変動為替相場制は、為替レートが市場の需給によって自由に変動する制度です。
各国通貨の価値が固定されず、経済状況や投資家の取引に基づいて日々変化します。
この仕組みは現代のグローバル経済の基盤であり、国際貿易や投資に大きな影響を与えます。
本記事では、変動為替相場制の仕組み、特徴、メリット・デメリット、そして日本での実例をわかりやすく解説します。
変動為替相場制の仕組み
変動為替相場制では、為替レートは外国為替市場での需要と供給によって決まります。
例えば、ドルに対する円の需要が高まれば円高に、逆にドル需要が高まれば円安になります。
この変動は、経済指標(金利、インフレ率、貿易収支など)、政治的出来事、市場心理によって影響を受けます。
中央銀行や政府は原則的に介入せず、市場原理に委ねられますが、急激な変動を抑えるため、必要に応じて介入する場合もあります。
1973年のブレトンウッズ体制崩壊後、多くの先進国が変動為替相場制に移行しました。
それ以前は、固定為替相場制のもと、ドルを基軸通貨として通貨価値が金に固定されていましたが、米国の金準備不足などにより維持が困難に。
現在、米国、ユーロ圏、日本など主要経済国は変動為替相場制を採用しています。
特徴とメリット
変動為替相場制の最大の特徴は、為替レートが経済状況をリアルタイムで反映することです。
以下に主なメリットを挙げます。
1. 経済の自動調整機能
為替レートが自由に変動することで、貿易収支や資本の流れが調整されます。
例えば、貿易赤字が拡大すると通貨安になり、輸出競争力が高まるため赤字が縮小する傾向にあります。
2024年の日本では、円安により自動車や電機メーカーの輸出が増加し、企業収益が改善した例が見られました。
2. 金融政策の自由度
固定為替相場制では通貨価値を維持するため金利や通貨供給を調整する必要がありますが、変動為替相場制では中央銀行が国内経済に合わせた金融政策を柔軟に実施可能。
日銀は長年、超低金利政策を続けて景気回復を優先してきました。
3. 市場の効率性
市場参加者(企業、投資家、銀行)の取引が為替レートを形成するため、経済の実態が迅速に反映されます。
Xなどのプラットフォームでも、為替動向に関するリアルタイムの情報が飛び交い、投資家が即座に対応する様子が見られます。
デメリットと課題
一方で、変動為替相場制には課題も存在します。
1. 為替レートの不安定性
市場心理や投機により、為替レートが短期間で大きく変動することがあります。
2022年秋、ドル円は一時150円を突破し、輸入物価の上昇で消費者物価指数が3%近く上昇。
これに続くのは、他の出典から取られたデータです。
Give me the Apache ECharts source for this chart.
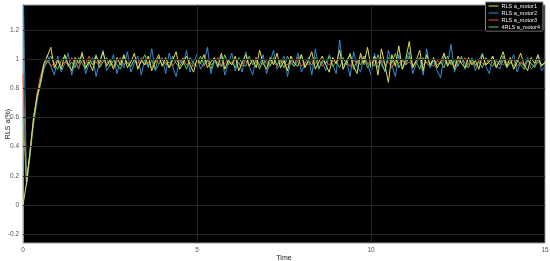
<!DOCTYPE html>
<html>
<head>
<meta charset="utf-8">
<title>RLS a</title>
<script src="https://cdn.jsdelivr.net/npm/echarts@6/dist/echarts.min.js"></script>
<style>
  html, body { margin: 0; padding: 0; background: #fff; }
  #chart { width: 550px; height: 261px; }
</style>
</head>
<body>
<div id="chart"></div>
<script>
// sampled every 0.1 s, t = 0 .. 15
var dt = 0.1;
var seriesNames = ['RLS a_motor1', 'RLS a_motor2', 'RLS a_motor3', '4RLS a_motor4'];
var yTicks = [-0.2, 0, 0.2, 0.4, 0.6, 0.8, 1, 1.2];
var xTicks = [5, 10];

var motor1 = [0, 0.15, 0.36, 0.58, 0.74, 0.84, 0.97, 1.02, 1.08, 0.94,
  0.99, 0.93, 1.03, 0.96, 0.92, 1.01, 0.97, 1.04, 0.94, 0.98,
  0.92, 1.02, 0.97, 1.05, 0.95, 0.99, 0.93, 1.01, 0.96, 1.03,
  0.94, 0.98, 1.04, 0.93, 0.99, 0.96, 1.02, 0.92, 0.98, 1.03,
  0.95, 1.01, 0.94, 0.99, 1.05, 0.93, 0.97, 1.02, 0.96, 0.91,
  1.00, 0.97, 1.03, 0.94, 0.98, 1.01, 0.95, 1.04, 0.93, 0.99,
  0.96, 1.02, 0.92, 0.98, 1.03, 0.95, 1.00, 0.94, 1.06, 0.97,
  0.93, 1.01, 0.96, 1.04, 0.94, 0.99, 0.92, 1.02, 0.97, 0.95,
  1.03, 0.94, 0.99, 1.05, 0.93, 0.98, 1.02, 0.96, 0.91, 1.01,
  0.97, 1.06, 0.93, 0.99, 1.03, 0.95, 0.90, 1.04, 0.97, 1.08,
  0.94, 1.02, 0.89, 1.07, 0.96, 0.84, 1.03, 0.95, 1.09, 0.93,
  1.00, 1.12, 0.94, 0.99, 1.06, 0.92, 1.03, 0.96, 1.01, 0.94,
  0.98, 1.04, 0.95, 1.00, 0.93, 1.02, 0.97, 0.94, 1.01, 0.96,
  0.99, 0.93, 1.03, 0.96, 0.98, 1.02, 0.94, 0.99, 1.05, 0.95,
  1.01, 0.93, 0.98, 1.04, 0.96, 0.92, 1.01, 0.97, 1.03, 0.95,
  0.98];

var motor2 = [1.6, 0.13, 0.33, 0.55, 0.70, 0.86, 0.93, 1.03, 0.95, 0.89,
  1.02, 0.91, 0.97, 1.04, 0.89, 0.99, 0.93, 1.05, 0.90, 0.97,
  1.01, 0.88, 0.98, 1.06, 0.92, 0.96, 1.03, 0.90, 0.99, 0.94,
  1.05, 0.91, 0.97, 1.02, 0.89, 1.00, 0.94, 1.07, 0.92, 0.96,
  1.01, 0.90, 1.04, 0.95, 0.88, 1.00, 0.96, 1.06, 0.91, 0.98,
  1.03, 0.93, 0.97, 1.08, 0.90, 0.99, 0.94, 1.02, 0.89, 0.97,
  1.04, 0.92, 0.98, 0.91, 1.05, 0.95, 0.89, 1.01, 0.96, 1.03,
  0.90, 0.98, 1.06, 0.93, 0.97, 1.02, 0.88, 0.99, 0.95, 1.04,
  0.91, 0.97, 1.01, 0.89, 1.07, 0.94, 0.98, 0.92, 1.03, 0.96,
  0.90, 1.13, 0.93, 0.99, 0.88, 1.05, 0.95, 0.91, 1.02, 0.97,
  0.89, 1.04, 0.94, 0.99, 0.91, 1.06, 0.96, 0.88, 1.03, 0.93,
  0.98, 1.05, 0.90, 0.97, 1.01, 0.89, 1.07, 0.94, 0.99, 0.92,
  0.87, 1.03, 0.96, 1.10, 0.91, 0.98, 1.02, 0.93, 0.97, 1.01,
  0.92, 0.99, 1.04, 0.95, 0.90, 1.02, 0.96, 0.93, 1.00, 0.94,
  0.97, 1.03, 0.91, 0.98, 0.95, 1.01, 0.93, 0.96, 1.02, 0.92,
  0.95];

var motor3 = [0.9, 0.15, 0.37, 0.57, 0.76, 0.88, 0.96, 0.99, 0.95, 0.97,
  1.00, 0.95, 0.98, 0.96, 1.01, 0.97, 0.94, 0.99, 0.97, 1.02,
  0.96, 0.98, 0.95, 1.00, 0.97, 0.99, 0.95, 0.98, 1.01, 0.96,
  0.98, 0.95, 0.99, 0.97, 1.01, 0.96, 0.98, 0.94, 0.99, 0.97,
  1.00, 0.96, 0.98, 0.95, 0.99, 0.97, 1.01, 0.96, 0.98, 0.95,
  0.99, 0.97, 0.95, 1.00, 0.96, 0.98, 1.01, 0.95, 0.97, 0.99,
  0.96, 1.00, 0.97, 0.95, 0.99, 0.96, 0.98, 1.01, 0.95, 0.97,
  0.99, 0.96, 0.98, 0.95, 1.00, 0.97, 0.96, 0.99, 0.97, 1.01,
  0.95, 0.98, 0.96, 0.99, 0.97, 1.00, 0.95, 0.98, 0.96, 0.99,
  0.97, 1.01, 0.96, 0.98, 0.95, 0.99, 0.97, 1.02, 0.96, 0.98,
  0.95, 0.99, 0.97, 1.01, 0.96, 0.98, 0.94, 0.99, 0.97, 1.00,
  0.96, 0.98, 0.95, 0.99, 1.01, 0.96, 0.98, 0.97, 0.95, 0.99,
  0.97, 1.00, 0.96, 0.98, 0.95, 0.99, 0.97, 1.01, 0.96, 0.98,
  0.95, 0.99, 0.97, 0.96, 1.00, 0.97, 0.95, 0.99, 0.96, 0.98,
  0.97, 1.00, 0.95, 0.98, 0.96, 0.99, 0.97, 0.95, 0.98, 0.96,
  0.97];

var motor4 = [0.6, 0.16, 0.35, 0.60, 0.73, 0.82, 0.94, 0.98, 1.02, 0.96,
  0.93, 0.99, 1.02, 0.95, 0.98, 0.94, 1.01, 0.97, 0.93, 1.00,
  0.96, 1.03, 0.94, 0.98, 1.01, 0.95, 0.99, 0.96, 0.93, 1.02,
  0.97, 0.95, 1.00, 0.94, 0.98, 1.03, 0.95, 0.99, 0.93, 1.01,
  0.96, 0.98, 0.94, 1.02, 0.97, 0.95, 0.99, 0.93, 1.01, 0.97,
  0.95, 1.02, 0.96, 0.99, 0.93, 1.00, 0.97, 0.95, 1.03, 0.96,
  0.98, 0.94, 1.01, 0.97, 0.95, 1.02, 0.96, 0.99, 0.93, 1.00,
  0.97, 0.95, 1.01, 0.96, 0.99, 0.94, 1.02, 0.97, 0.95, 0.99,
  1.03, 0.95, 0.98, 0.96, 1.01, 0.93, 0.99, 0.97, 1.02, 0.95,
  0.98, 0.94, 1.01, 0.96, 1.04, 0.93, 0.99, 0.96, 1.02, 0.94,
  0.98, 0.95, 1.03, 0.96, 0.92, 1.01, 0.97, 1.04, 0.94, 0.99,
  0.96, 1.02, 0.95, 0.98, 0.93, 1.01, 0.97, 0.95, 1.00, 0.96,
  0.98, 0.94, 1.02, 0.96, 0.99, 0.95, 1.01, 0.97, 0.94, 1.00,
  0.96, 0.98, 0.94, 1.01, 0.97, 0.95, 0.99, 0.96, 1.02, 0.94,
  0.98, 0.95, 1.00, 0.96, 0.93, 0.99, 0.97, 0.94, 1.00, 0.96,
  0.97];

var colors = ['#e3df4f', '#2b8fd8', '#e4543c', '#5cc65a'];

function pairs(arr) {
  var out = [];
  for (var i = 0; i < arr.length; i++) {
    out.push([+(i * dt).toFixed(1), arr[i]]);
  }
  return out;
}

var gridLines = [];
yTicks.forEach(function (v) { gridLines.push({ yAxis: v }); });
xTicks.forEach(function (v) { gridLines.push({ xAxis: v }); });

function lineSeries(idx, arr, extra) {
  var s = {
    name: seriesNames[idx],
    type: 'line',
    data: pairs(arr),
    showSymbol: false,
    symbol: 'none',
    clip: true,
    animation: false,
    lineStyle: { width: 1, color: colors[idx] },
    itemStyle: { color: colors[idx] }
  };
  if (extra) s.markLine = extra;
  return s;
}

var chart = echarts.init(document.getElementById('chart'), null, { renderer: 'canvas' });
chart.setOption({
  animation: false,
  backgroundColor: '#fff',
  grid: {
    left: 23, right: 5, top: 5, bottom: 18,
    outerBoundsMode: 'none',
    containLabel: false,
    show: true, backgroundColor: '#000', borderColor: '#9a9a9a', borderWidth: 1
  },
  legend: {
    data: seriesNames,
    orient: 'vertical',
    right: 7, top: 2,
    itemWidth: 10, itemHeight: 1, itemGap: 1,
    padding: [1, 3, 1, 3],
    backgroundColor: '#050505',
    borderColor: '#8a8a8a', borderWidth: 1,
    icon: 'rect',
    textStyle: { color: '#eee', fontSize: 5.5, lineHeight: 6, fontFamily: 'Liberation Sans', padding: [0, 0, 0, -2] }
  },
  xAxis: {
    type: 'value',
    min: 0, max: 15, interval: 5,
    name: 'Time',
    nameLocation: 'middle',
    nameGap: 12,
    nameMoveOverlap: false,
    nameTextStyle: { color: '#222', fontSize: 7, fontFamily: 'Liberation Sans' },
    axisLine: { show: true, lineStyle: { color: '#9a9a9a' } },
    axisTick: { show: false },
    splitLine: { show: false },
    axisLabel: { color: '#555', fontSize: 6.5, margin: 4, fontFamily: 'Liberation Sans' }
  },
  yAxis: {
    type: 'value',
    min: -0.26, max: 1.37,
    name: 'RLS a(%)',
    nameLocation: 'middle',
    nameRotate: 90,
    nameGap: 11,
    nameMoveOverlap: false,
    nameTextStyle: { color: '#222', fontSize: 7, fontFamily: 'Liberation Sans' },
    axisLine: { show: true, lineStyle: { color: '#9a9a9a' } },
    axisTick: { show: false, customValues: yTicks },
    splitLine: { show: false },
    axisLabel: {
      color: '#555', fontSize: 6.5, margin: 4, fontFamily: 'Liberation Sans',
      customValues: yTicks,
      formatter: function (v) { return String(+v.toFixed(1)); }
    }
  },
  series: [
    lineSeries(1, motor2, {
      silent: true, symbol: 'none', animation: false, label: { show: false },
      lineStyle: { color: '#262626', type: 'solid', width: 1 },
      data: gridLines
    }),
    lineSeries(2, motor3),
    lineSeries(3, motor4),
    lineSeries(0, motor1)
  ]
});
</script>
</body>
</html>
家計や中小企業に負担がかかりました。
2. 投機的取引の影響
ヘッジファンドや短期トレーダーの大規模な取引が為替レートを歪める場合があります。
2025年現在、米金利高による円安圧力が続き、投機筋の円売り・ドル買いが市場を動かす一因となっています。
3. 国際競争力への影響
急激な通貨安は輸出に有利ですが、輸入依存度の高い国ではコスト増を招きます。
日本では、エネルギーや食料品の価格高騰が課題となり、2024年の貿易赤字は約6兆円に拡大しました。
日本と変動為替相場制
日本は1973年に変動為替相場制に移行しました。
ただし、「管理された変動為替相場制」とも呼ばれ、必要に応じて日銀や財務省が市場介入を行います。
2022年には、円安が急加速した際に約3兆円規模の円買い・ドル売り介入を実施し、為替安定を図りました。
2025年も、円安基調が続く中、介入観測が市場で話題に。ブルームバーグによると、2024年末のドル円は145~150円のレンジで推移し、変動為替相場制のダイナミズムが顕著です。
まとめ
変動為替相場制は、市場の需給に基づき為替レートが決まる柔軟な制度です。
経済の自動調整や金融政策の自由度を高める一方、レートの不安定性や投機的影響といった課題も抱えます。
日本では、円安による輸出増と輸入コスト上昇が共存し、経済に複雑な影響を与えています。
この制度を理解することで、国際経済の動きや投資のチャンスをより深く捉えられるでしょう。